Un autre élément qui va à l'encontre du triomphalisme affiché par les « démocrates-modernistes », le nouveau patron de la Tunisie n'est qu'un ancien membre du RCD (rassemblement constitutionnel démocratique) et même président du parlement du régime Ben Ali. Ancien directeur de la sûreté nationale tunisienne et secrétaire d'État adjoint à l'Intérieur dans les années Bourguiba. Et je m'arrêterais là.

Il n'y a aucune intention, ici, de culpabiliser les Tunisiens, de critiquer leur vote ou même de blâmer leurs nouveaux gouverneurs mais mon objectif est de mettre ce « bon monde » devant ses contradictions. Par conséquent, tout en respectant le choix libre des Tunisiens, on peut dire sans aucune hésitation, qu'une majorité du peuple tunisien a choisi l'ancien régime mais dans une autre configuration un peu «light». Car, la puissance qui est derrière Essebsi se constitue essentiellement des hommes d'affaires de l'époque Ben Ali, des administrateurs du vieux « système », des ex-membres du parti unique du pouvoir, autrement dit, les gardiens du temple.

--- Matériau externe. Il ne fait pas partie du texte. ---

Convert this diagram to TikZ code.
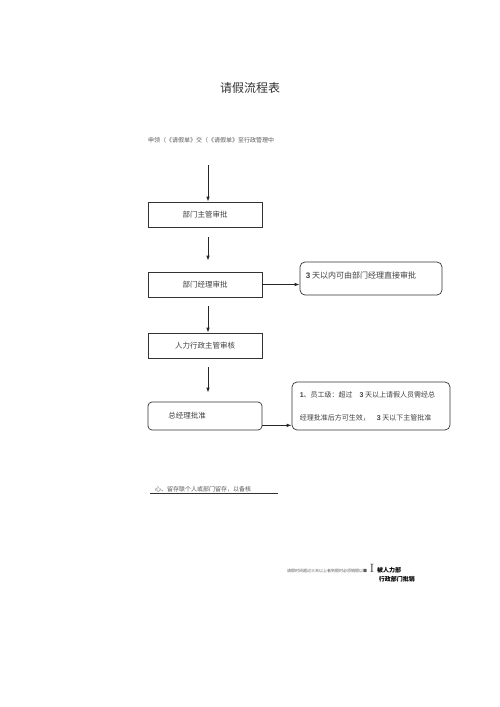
\documentclass[tikz,border=0pt]{standalone}
\usepackage{fontspec}
\newfontfamily\cjk{Noto Sans CJK SC}
\usetikzlibrary{arrows.meta,calc}
\tikzset{
  boxstyle/.style={draw=black!80, line width=0.7pt, minimum width=114pt, minimum height=25pt, inner sep=0pt, font=\cjk\fontsize{7.5}{9}\selectfont, text=black!75},
  notebox/.style={draw=black!80, line width=0.7pt, rounded corners=5pt, inner sep=0pt},
  notetext/.style={font=\cjk\fontsize{7}{9}\selectfont, text=black!75, inner sep=0pt, anchor=west},
  flowarrow/.style={draw=black!85, line width=0.8pt, -{Latex[length=5pt,width=3.5pt]}},
  smalltext/.style={font=\cjk\fontsize{6}{7}\selectfont, text=black!65, inner sep=0pt}
}
\begin{document}
\begin{tikzpicture}[x=1pt,y=-1pt]
\fill[white] (0,0) rectangle (500,707);
\useasboundingbox (0,0) rectangle (500,707);

\node[font=\cjk\fontsize{12}{14}\selectfont, text=black!80] (title) at (250,88) {请假流程表};
\node[smalltext, anchor=west] (intro) at (148,140) {申领（《请假单》交（《请假单》至行政管理中};

\coordinate (s1) at (208,165);
\node[boxstyle] (b1) at (205,214.5) {部门主管审批};
\node[boxstyle] (b2) at (205,284.5) {部门经理审批};
\node[boxstyle] (b4) at (205,345.5) {人力行政主管审核};
\node[boxstyle, rounded corners=4pt, minimum height=28pt] (b5) at (205,416) {\hspace*{-36pt}总经理批准};

\node[notebox, minimum width=142pt, minimum height=33pt] (b3) at (371,278.5) {};
\node[notetext] (t3) at ($(b3.north west)+(6,14)$) {\fontsize{8}{9}\selectfont{\fontspec{Liberation Sans}\bfseries 3} 天以内可由部门经理直接审批};

\node[notebox, minimum width=158pt, minimum height=48pt] (b6) at (371,406) {};
\node[notetext] (t6a) at ($(b6.north west)+(8,13)$) {{\fontspec{Liberation Sans}\bfseries 1}、员工级：超过\quad{\fontspec{Liberation Sans}\bfseries 3} 天以上请假人员需经总};
\node[notetext] (t6b) at ($(b6.north west)+(8,36)$) {经理批准后方可生效，\quad{\fontspec{Liberation Sans}\bfseries 3} 天以下主管批准};

\draw[flowarrow] (s1) -- (b1.north -| s1);
\draw[flowarrow] ($(b1.south -| s1)+(0,10)$) -- ($(b2.north -| s1)+(0,-11)$);
\draw[flowarrow] ($(b2.south -| s1)+(0,9)$) -- (b4.north -| s1);
\draw[flowarrow] ($(b4.south -| s1)+(0,9)$) -- ($(b5.north -| s1)+(0,-9)$);
\draw[flowarrow] (b2.east) -- (b2.east -| b3.west);
\coordinate (c5) at ($(b5.south east)+(0,-5)$);
\draw[flowarrow] (c5) -- (c5 -| b6.west);

\node[smalltext, anchor=west] (note) at (155,489) {心、留存联个人或部门留存，以备核};
\draw[black!80, line width=0.7pt] (150,493) -- (278,493);

\node[smalltext, anchor=west, font=\cjk\fontsize{4}{5}\selectfont] (bt) at (287,571) {请假时间超过三天以上者到假时必须销假以■};
\node[inner sep=0pt, font=\fontsize{12}{13}\selectfont, text=black!80] (bi) at (372,568) {I};
\node[inner sep=0pt, anchor=west, font=\cjk\bfseries\fontsize{6}{7}\selectfont] (bb1) at (377,570) {被人力部};
\node[inner sep=0pt, anchor=east, font=\cjk\bfseries\fontsize{6}{7}\selectfont] (bb2) at (415,579) {行政部门批销};
\end{tikzpicture}
\end{document}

LE POLITIQUE ET LE DEVELOPPEMENT:

La réalité est là, elle est tangible et solide. Pourquoi les tunisiens n'ont pas choisi les révolutionnaires qui ont chassé Ben Ali du pouvoir ? Peut-être parce qu'ils ont préféré l'expérience des uns sur l'immaturité des autres ? Ils voulaient garder au moins la stabilité et la paix dans leur pays vu les dangers d'un escalade possible ? Peut-être parce qu'ils n'ont pas vu de changement réel dans leurs vies quotidiennes après quatre années de changement ? Et donc pour sanctionner la révolution ? Ou ils ont compris finalement que le développement d'un pays est beaucoup plus complexe et profond qu'un jeu politicien ? Il est déterminé, en fait, par plusieurs paramètres qui dépassent le champ d'action d'un politique. Car, un jeune homme qui attend un emploi depuis des années dans un coin éloigné et oublié de la Tunisie, ne comprend pas comment un bulletin de vote pourra changer sa destinée (pour ceux qui n'ont pas voté). Est-ce que dans quelques semaines il va sortir de sa misère, de sa précarité et avoir enfin un appartement et se marié ? Impossible ! Il a attendu plus de quatre ans en vain !

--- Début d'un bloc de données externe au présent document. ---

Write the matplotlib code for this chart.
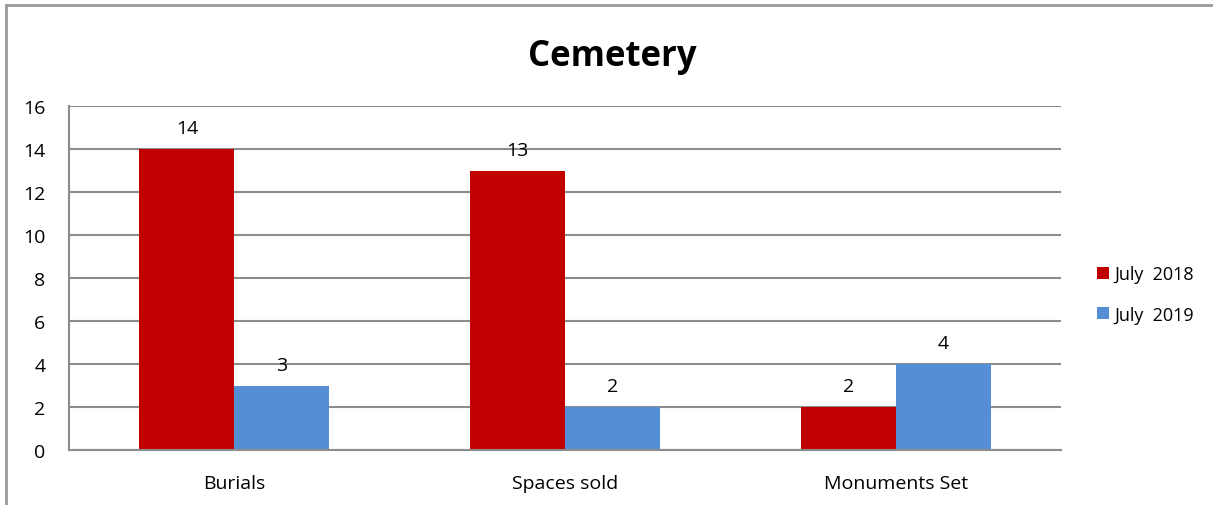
import numpy as np
import matplotlib.pyplot as plt
from matplotlib.lines import Line2D

categories = ['Burials', 'Spaces sold', 'Monuments Set']
july_2018 = [14, 13, 2]
july_2019 = [3, 2, 4]
series_names = ['July  2018', 'July  2019']
yticks = [0, 2, 4, 6, 8, 10, 12, 14, 16]

plt.rcParams['font.family'] = ['Open Sans', 'DejaVu Sans']

fig = plt.figure(figsize=(12.13, 5.06), dpi=100)
ax = fig.add_axes([0.0569, 0.1087, 0.8178, 0.6798])

x = np.arange(len(categories))
w = 0.287
b1 = ax.bar(x - w / 2, july_2018, w, color='#C00000', label=series_names[0], zorder=2)
b2 = ax.bar(x + w / 2, july_2019, w, color='#558ED5', label=series_names[1], zorder=2)

# value labels above the bars
for bars, vals in ((b1, july_2018), (b2, july_2019)):
    for r, v in zip(bars, vals):
        ax.text(r.get_x() + r.get_width() / 2, v + 0.55, str(v),
                ha='center', va='bottom', fontsize=14, color='black', zorder=3)

ax.set_xlim(-0.5, len(categories) - 0.5)
ax.set_ylim(0, 16)
ax.set_yticks(yticks)
ax.set_xticks(x)
ax.set_xticklabels(categories)
ax.tick_params(axis='both', length=0, labelsize=14, colors='black')
ax.tick_params(axis='y', pad=17)
ax.tick_params(axis='x', pad=17)

ax.yaxis.grid(True, color='#8C8C8C', linewidth=1.5, zorder=0)
ax.set_axisbelow(True)
for s in ('top', 'right'):
    ax.spines[s].set_visible(False)
for s in ('left', 'bottom'):
    ax.spines[s].set_color('#8C8C8C')
    ax.spines[s].set_linewidth(1.5)

fig.text(0.505, 0.888, 'Cemetery', ha='center', va='center',
         fontsize=25, fontweight='bold')

ax.legend(loc='center left', bbox_to_anchor=(1.02, 0.452), frameon=False,
          fontsize=13, handlelength=0.65, handleheight=0.65, handletextpad=0.3,
          labelspacing=1.25)

# outer chart border (top and left visible)
fig.add_artist(Line2D([0.005, 0.005], [0, 0.988], color='#9A9A9A', linewidth=2,
                      transform=fig.transFigure))
fig.add_artist(Line2D([0.005, 1], [0.988, 0.988], color='#9A9A9A', linewidth=2,
                      transform=fig.transFigure))

fig.savefig('out.png', dpi=100)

Il faut avouer, néanmoins, que cette problématique de l'incapacité du politique à faire face aux problèmes du développement est universelle. Même dans les pays les plus développés, les plus industrialisés à savoir les pays de la civilisation dominante, le politique se trouve aujourd'hui pratiquement diminué devant des paradigmes gigantesques déterministes tels que la finance mondiale, la mondialisation, le libre échange et l'économie de marché, les Institutions internationales très puissantes et agressives qui imposent leurs règles et lois. Bref, il y en a maintes contraintes objectives qui rendent la tache du politique dans le monde d'aujourd'hui très problématique. Regardons l'exemple du président français François Hollande qui a promis « le changement maintenant » et rapidement, et qu'il est confronté actuellement, après trois ans de « règne », à la grande colère des « sans dents ». Dès lors, l'action du vote n'est pas, vraisemblablement, la meilleure manière de mesurer le degré du bonheur des peuples. Il existe le « Happy Planet Index (HPI) », un indice plus au moins contesté toutefois très intéressant à observer de près qui classe les pays selon le bonheur de leurs populations et qui se base sur des critères écologiques qualitatifs. Le dernier rapport paru la semaine dernière au tabloïde anglais Daily Mail classe la Tunisie à la trente neuvième place (39). L'Algérie arrive bien avant, à la vingtième place (20) sur cent cinquante pays au monde et la première place en Afrique et dans le monde arabe. Finalementon n'est pas si malheureux que ça!